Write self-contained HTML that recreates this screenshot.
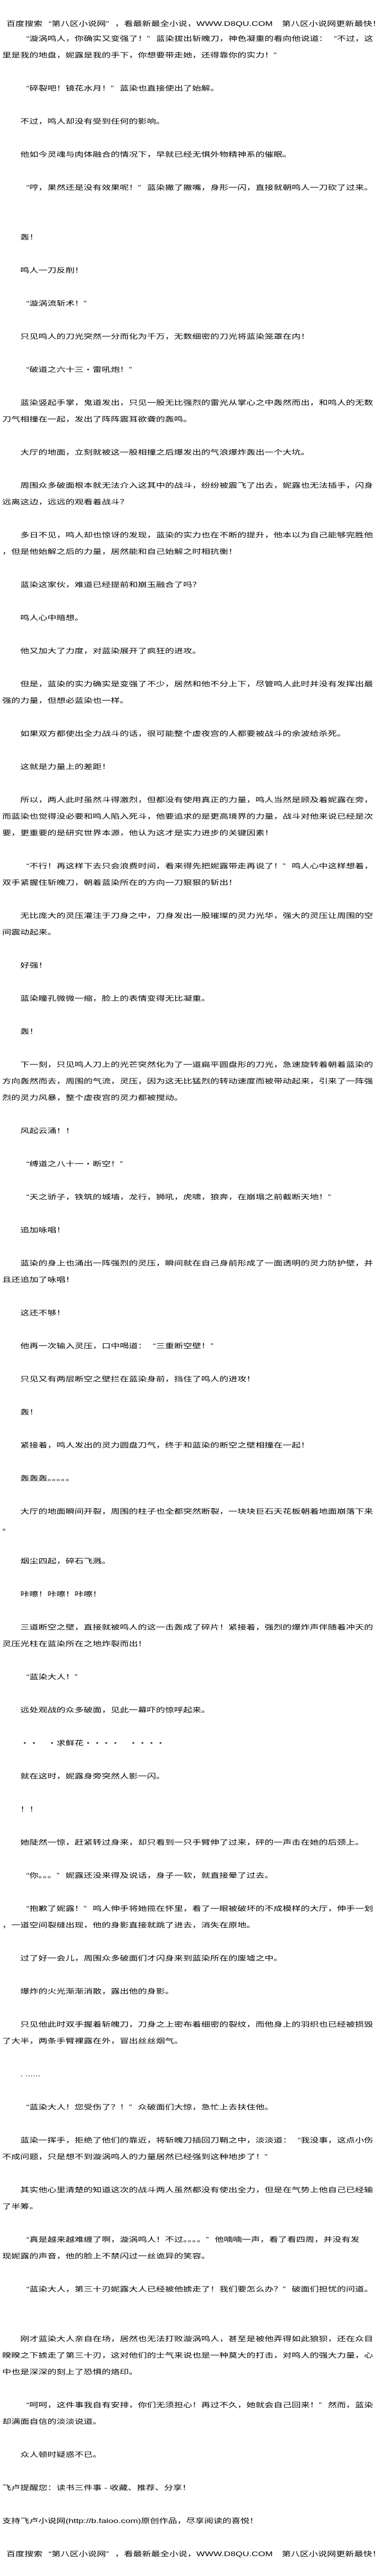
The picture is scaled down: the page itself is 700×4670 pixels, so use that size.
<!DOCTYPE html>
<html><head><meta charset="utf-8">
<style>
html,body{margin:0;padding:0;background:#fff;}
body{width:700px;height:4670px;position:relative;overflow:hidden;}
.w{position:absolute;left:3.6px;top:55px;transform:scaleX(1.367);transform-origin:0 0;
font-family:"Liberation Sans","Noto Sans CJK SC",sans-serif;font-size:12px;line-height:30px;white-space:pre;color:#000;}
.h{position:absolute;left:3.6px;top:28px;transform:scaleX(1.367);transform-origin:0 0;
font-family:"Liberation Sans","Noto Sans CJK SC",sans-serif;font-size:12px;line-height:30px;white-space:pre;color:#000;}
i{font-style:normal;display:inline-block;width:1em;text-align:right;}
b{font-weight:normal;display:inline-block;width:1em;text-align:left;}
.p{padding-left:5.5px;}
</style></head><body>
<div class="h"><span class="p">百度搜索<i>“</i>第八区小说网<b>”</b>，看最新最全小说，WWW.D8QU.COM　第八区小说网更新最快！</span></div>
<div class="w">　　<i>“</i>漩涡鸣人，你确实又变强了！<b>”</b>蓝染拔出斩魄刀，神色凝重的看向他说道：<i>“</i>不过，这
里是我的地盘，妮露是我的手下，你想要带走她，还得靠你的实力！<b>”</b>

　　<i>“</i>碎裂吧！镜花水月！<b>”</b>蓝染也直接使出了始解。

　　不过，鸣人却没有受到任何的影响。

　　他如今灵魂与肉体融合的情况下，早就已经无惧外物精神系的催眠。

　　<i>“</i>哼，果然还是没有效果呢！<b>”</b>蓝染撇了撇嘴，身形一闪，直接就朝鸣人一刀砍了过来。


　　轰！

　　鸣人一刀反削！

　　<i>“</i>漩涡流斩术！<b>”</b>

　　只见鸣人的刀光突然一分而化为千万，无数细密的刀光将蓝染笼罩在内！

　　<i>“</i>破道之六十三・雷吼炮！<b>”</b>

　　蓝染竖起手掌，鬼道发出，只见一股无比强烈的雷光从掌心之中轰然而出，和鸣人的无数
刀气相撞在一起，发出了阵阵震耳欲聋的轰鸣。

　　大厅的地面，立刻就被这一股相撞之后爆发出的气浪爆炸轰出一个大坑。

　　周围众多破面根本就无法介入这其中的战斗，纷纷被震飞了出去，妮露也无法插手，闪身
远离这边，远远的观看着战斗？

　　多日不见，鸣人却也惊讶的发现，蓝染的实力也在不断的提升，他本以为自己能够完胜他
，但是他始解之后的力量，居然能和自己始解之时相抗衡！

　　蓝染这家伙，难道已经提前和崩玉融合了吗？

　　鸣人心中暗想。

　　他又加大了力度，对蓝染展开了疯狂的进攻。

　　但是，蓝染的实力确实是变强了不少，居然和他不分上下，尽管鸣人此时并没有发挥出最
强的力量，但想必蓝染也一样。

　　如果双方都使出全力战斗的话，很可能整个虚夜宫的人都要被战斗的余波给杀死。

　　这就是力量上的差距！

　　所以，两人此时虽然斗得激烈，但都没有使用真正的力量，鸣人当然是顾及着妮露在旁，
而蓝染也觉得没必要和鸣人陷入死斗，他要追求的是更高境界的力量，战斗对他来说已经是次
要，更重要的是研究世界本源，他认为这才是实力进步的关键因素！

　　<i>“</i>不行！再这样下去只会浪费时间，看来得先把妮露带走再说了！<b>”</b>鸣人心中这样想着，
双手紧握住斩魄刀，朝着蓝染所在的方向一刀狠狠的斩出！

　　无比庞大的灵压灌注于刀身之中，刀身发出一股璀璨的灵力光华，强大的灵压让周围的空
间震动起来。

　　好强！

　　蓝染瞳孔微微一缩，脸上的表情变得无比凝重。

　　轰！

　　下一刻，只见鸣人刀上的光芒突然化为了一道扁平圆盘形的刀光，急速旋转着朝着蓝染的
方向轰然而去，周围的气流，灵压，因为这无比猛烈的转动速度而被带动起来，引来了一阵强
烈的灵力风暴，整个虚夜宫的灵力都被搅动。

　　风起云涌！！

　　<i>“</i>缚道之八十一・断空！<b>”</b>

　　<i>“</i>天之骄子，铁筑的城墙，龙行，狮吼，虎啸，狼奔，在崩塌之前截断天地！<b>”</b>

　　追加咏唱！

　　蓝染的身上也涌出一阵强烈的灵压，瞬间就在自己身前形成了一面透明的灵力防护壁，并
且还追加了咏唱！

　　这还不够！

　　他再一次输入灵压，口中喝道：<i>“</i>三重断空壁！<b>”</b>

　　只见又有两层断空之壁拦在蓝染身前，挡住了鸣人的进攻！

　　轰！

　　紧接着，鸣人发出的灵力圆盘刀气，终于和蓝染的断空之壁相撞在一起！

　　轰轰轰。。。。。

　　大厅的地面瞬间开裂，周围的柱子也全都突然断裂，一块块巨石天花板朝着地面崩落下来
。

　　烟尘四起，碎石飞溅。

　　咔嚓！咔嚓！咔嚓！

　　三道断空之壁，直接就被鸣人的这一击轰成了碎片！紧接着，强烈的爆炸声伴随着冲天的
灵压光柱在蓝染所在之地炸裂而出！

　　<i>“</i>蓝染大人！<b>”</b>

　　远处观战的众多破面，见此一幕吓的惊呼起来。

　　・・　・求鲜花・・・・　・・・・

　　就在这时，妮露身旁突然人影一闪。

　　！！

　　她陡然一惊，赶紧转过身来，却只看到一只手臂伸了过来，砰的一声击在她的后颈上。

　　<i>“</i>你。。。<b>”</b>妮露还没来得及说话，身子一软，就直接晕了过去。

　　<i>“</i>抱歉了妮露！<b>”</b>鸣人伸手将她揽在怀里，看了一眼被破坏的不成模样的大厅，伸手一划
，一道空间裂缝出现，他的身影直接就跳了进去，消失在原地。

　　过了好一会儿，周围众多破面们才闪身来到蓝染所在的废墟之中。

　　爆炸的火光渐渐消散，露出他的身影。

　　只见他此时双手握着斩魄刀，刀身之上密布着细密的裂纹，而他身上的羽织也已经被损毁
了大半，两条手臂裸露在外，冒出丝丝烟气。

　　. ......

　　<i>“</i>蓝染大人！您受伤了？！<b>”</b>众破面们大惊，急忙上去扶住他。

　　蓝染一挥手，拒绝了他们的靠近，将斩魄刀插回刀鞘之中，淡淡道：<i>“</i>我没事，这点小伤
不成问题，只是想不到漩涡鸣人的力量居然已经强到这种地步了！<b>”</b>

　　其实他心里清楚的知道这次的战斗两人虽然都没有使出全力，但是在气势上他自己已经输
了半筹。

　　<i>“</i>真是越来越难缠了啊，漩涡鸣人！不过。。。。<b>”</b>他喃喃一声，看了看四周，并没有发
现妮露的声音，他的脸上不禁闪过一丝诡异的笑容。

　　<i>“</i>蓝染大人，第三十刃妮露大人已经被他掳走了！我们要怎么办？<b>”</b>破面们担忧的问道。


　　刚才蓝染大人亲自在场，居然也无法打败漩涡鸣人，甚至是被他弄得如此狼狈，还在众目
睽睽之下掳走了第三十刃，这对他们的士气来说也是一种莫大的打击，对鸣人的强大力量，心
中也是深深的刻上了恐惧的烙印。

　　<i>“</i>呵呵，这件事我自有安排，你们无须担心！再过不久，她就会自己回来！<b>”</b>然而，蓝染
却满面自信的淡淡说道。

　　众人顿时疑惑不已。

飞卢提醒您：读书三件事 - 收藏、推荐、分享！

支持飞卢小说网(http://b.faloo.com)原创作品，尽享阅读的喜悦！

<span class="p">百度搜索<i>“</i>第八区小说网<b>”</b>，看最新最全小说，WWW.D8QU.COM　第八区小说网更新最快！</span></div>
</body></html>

### TASK DESCRIPTION
Every line is to be duplicated exactly, though pictures stay out.

### WRITTEN ANSWER
Write self-contained HTML that recreates this screenshot.
The picture is scaled down: the page itself is 700×4670 pixels, so use that size.
<!DOCTYPE html>
<html><head><meta charset="utf-8">
<style>
html,body{margin:0;padding:0;background:#fff;}
body{width:700px;height:4670px;position:relative;overflow:hidden;}
.w{position:absolute;left:3.6px;top:55px;transform:scaleX(1.367);transform-origin:0 0;
font-family:"Liberation Sans","Noto Sans CJK SC",sans-serif;font-size:12px;line-height:30px;white-space:pre;color:#000;}
.h{position:absolute;left:3.6px;top:28px;transform:scaleX(1.367);transform-origin:0 0;
font-family:"Liberation Sans","Noto Sans CJK SC",sans-serif;font-size:12px;line-height:30px;white-space:pre;color:#000;}
i{font-style:normal;display:inline-block;width:1em;text-align:right;}
b{font-weight:normal;display:inline-block;width:1em;text-align:left;}
.p{padding-left:5.5px;}
</style></head><body>
<div class="h"><span class="p">百度搜索<i>“</i>第八区小说网<b>”</b>，看最新最全小说，WWW.D8QU.COM　第八区小说网更新最快！</span></div>
<div class="w">　　<i>“</i>漩涡鸣人，你确实又变强了！<b>”</b>蓝染拔出斩魄刀，神色凝重的看向他说道：<i>“</i>不过，这
里是我的地盘，妮露是我的手下，你想要带走她，还得靠你的实力！<b>”</b>

　　<i>“</i>碎裂吧！镜花水月！<b>”</b>蓝染也直接使出了始解。

　　不过，鸣人却没有受到任何的影响。

　　他如今灵魂与肉体融合的情况下，早就已经无惧外物精神系的催眠。

　　<i>“</i>哼，果然还是没有效果呢！<b>”</b>蓝染撇了撇嘴，身形一闪，直接就朝鸣人一刀砍了过来。


　　轰！

　　鸣人一刀反削！

　　<i>“</i>漩涡流斩术！<b>”</b>

　　只见鸣人的刀光突然一分而化为千万，无数细密的刀光将蓝染笼罩在内！

　　<i>“</i>破道之六十三・雷吼炮！<b>”</b>

　　蓝染竖起手掌，鬼道发出，只见一股无比强烈的雷光从掌心之中轰然而出，和鸣人的无数
刀气相撞在一起，发出了阵阵震耳欲聋的轰鸣。

　　大厅的地面，立刻就被这一股相撞之后爆发出的气浪爆炸轰出一个大坑。

　　周围众多破面根本就无法介入这其中的战斗，纷纷被震飞了出去，妮露也无法插手，闪身
远离这边，远远的观看着战斗？

　　多日不见，鸣人却也惊讶的发现，蓝染的实力也在不断的提升，他本以为自己能够完胜他
，但是他始解之后的力量，居然能和自己始解之时相抗衡！

　　蓝染这家伙，难道已经提前和崩玉融合了吗？

　　鸣人心中暗想。

　　他又加大了力度，对蓝染展开了疯狂的进攻。

　　但是，蓝染的实力确实是变强了不少，居然和他不分上下，尽管鸣人此时并没有发挥出最
强的力量，但想必蓝染也一样。

　　如果双方都使出全力战斗的话，很可能整个虚夜宫的人都要被战斗的余波给杀死。

　　这就是力量上的差距！

　　所以，两人此时虽然斗得激烈，但都没有使用真正的力量，鸣人当然是顾及着妮露在旁，
而蓝染也觉得没必要和鸣人陷入死斗，他要追求的是更高境界的力量，战斗对他来说已经是次
要，更重要的是研究世界本源，他认为这才是实力进步的关键因素！

　　<i>“</i>不行！再这样下去只会浪费时间，看来得先把妮露带走再说了！<b>”</b>鸣人心中这样想着，
双手紧握住斩魄刀，朝着蓝染所在的方向一刀狠狠的斩出！

　　无比庞大的灵压灌注于刀身之中，刀身发出一股璀璨的灵力光华，强大的灵压让周围的空
间震动起来。

　　好强！

　　蓝染瞳孔微微一缩，脸上的表情变得无比凝重。

　　轰！

　　下一刻，只见鸣人刀上的光芒突然化为了一道扁平圆盘形的刀光，急速旋转着朝着蓝染的
方向轰然而去，周围的气流，灵压，因为这无比猛烈的转动速度而被带动起来，引来了一阵强
烈的灵力风暴，整个虚夜宫的灵力都被搅动。

　　风起云涌！！

　　<i>“</i>缚道之八十一・断空！<b>”</b>

　　<i>“</i>天之骄子，铁筑的城墙，龙行，狮吼，虎啸，狼奔，在崩塌之前截断天地！<b>”</b>

　　追加咏唱！

　　蓝染的身上也涌出一阵强烈的灵压，瞬间就在自己身前形成了一面透明的灵力防护壁，并
且还追加了咏唱！

　　这还不够！

　　他再一次输入灵压，口中喝道：<i>“</i>三重断空壁！<b>”</b>

　　只见又有两层断空之壁拦在蓝染身前，挡住了鸣人的进攻！

　　轰！

　　紧接着，鸣人发出的灵力圆盘刀气，终于和蓝染的断空之壁相撞在一起！

　　轰轰轰。。。。。

　　大厅的地面瞬间开裂，周围的柱子也全都突然断裂，一块块巨石天花板朝着地面崩落下来
。

　　烟尘四起，碎石飞溅。

　　咔嚓！咔嚓！咔嚓！

　　三道断空之壁，直接就被鸣人的这一击轰成了碎片！紧接着，强烈的爆炸声伴随着冲天的
灵压光柱在蓝染所在之地炸裂而出！

　　<i>“</i>蓝染大人！<b>”</b>

　　远处观战的众多破面，见此一幕吓的惊呼起来。

　　・・　・求鲜花・・・・　・・・・

　　就在这时，妮露身旁突然人影一闪。

　　！！

　　她陡然一惊，赶紧转过身来，却只看到一只手臂伸了过来，砰的一声击在她的后颈上。

　　<i>“</i>你。。。<b>”</b>妮露还没来得及说话，身子一软，就直接晕了过去。

　　<i>“</i>抱歉了妮露！<b>”</b>鸣人伸手将她揽在怀里，看了一眼被破坏的不成模样的大厅，伸手一划
，一道空间裂缝出现，他的身影直接就跳了进去，消失在原地。

　　过了好一会儿，周围众多破面们才闪身来到蓝染所在的废墟之中。

　　爆炸的火光渐渐消散，露出他的身影。

　　只见他此时双手握着斩魄刀，刀身之上密布着细密的裂纹，而他身上的羽织也已经被损毁
了大半，两条手臂裸露在外，冒出丝丝烟气。

　　. ......

　　<i>“</i>蓝染大人！您受伤了？！<b>”</b>众破面们大惊，急忙上去扶住他。

　　蓝染一挥手，拒绝了他们的靠近，将斩魄刀插回刀鞘之中，淡淡道：<i>“</i>我没事，这点小伤
不成问题，只是想不到漩涡鸣人的力量居然已经强到这种地步了！<b>”</b>

　　其实他心里清楚的知道这次的战斗两人虽然都没有使出全力，但是在气势上他自己已经输
了半筹。

　　<i>“</i>真是越来越难缠了啊，漩涡鸣人！不过。。。。<b>”</b>他喃喃一声，看了看四周，并没有发
现妮露的声音，他的脸上不禁闪过一丝诡异的笑容。

　　<i>“</i>蓝染大人，第三十刃妮露大人已经被他掳走了！我们要怎么办？<b>”</b>破面们担忧的问道。


　　刚才蓝染大人亲自在场，居然也无法打败漩涡鸣人，甚至是被他弄得如此狼狈，还在众目
睽睽之下掳走了第三十刃，这对他们的士气来说也是一种莫大的打击，对鸣人的强大力量，心
中也是深深的刻上了恐惧的烙印。

　　<i>“</i>呵呵，这件事我自有安排，你们无须担心！再过不久，她就会自己回来！<b>”</b>然而，蓝染
却满面自信的淡淡说道。

　　众人顿时疑惑不已。

飞卢提醒您：读书三件事 - 收藏、推荐、分享！

支持飞卢小说网(http://b.faloo.com)原创作品，尽享阅读的喜悦！

<span class="p">百度搜索<i>“</i>第八区小说网<b>”</b>，看最新最全小说，WWW.D8QU.COM　第八区小说网更新最快！</span></div>
</body></html>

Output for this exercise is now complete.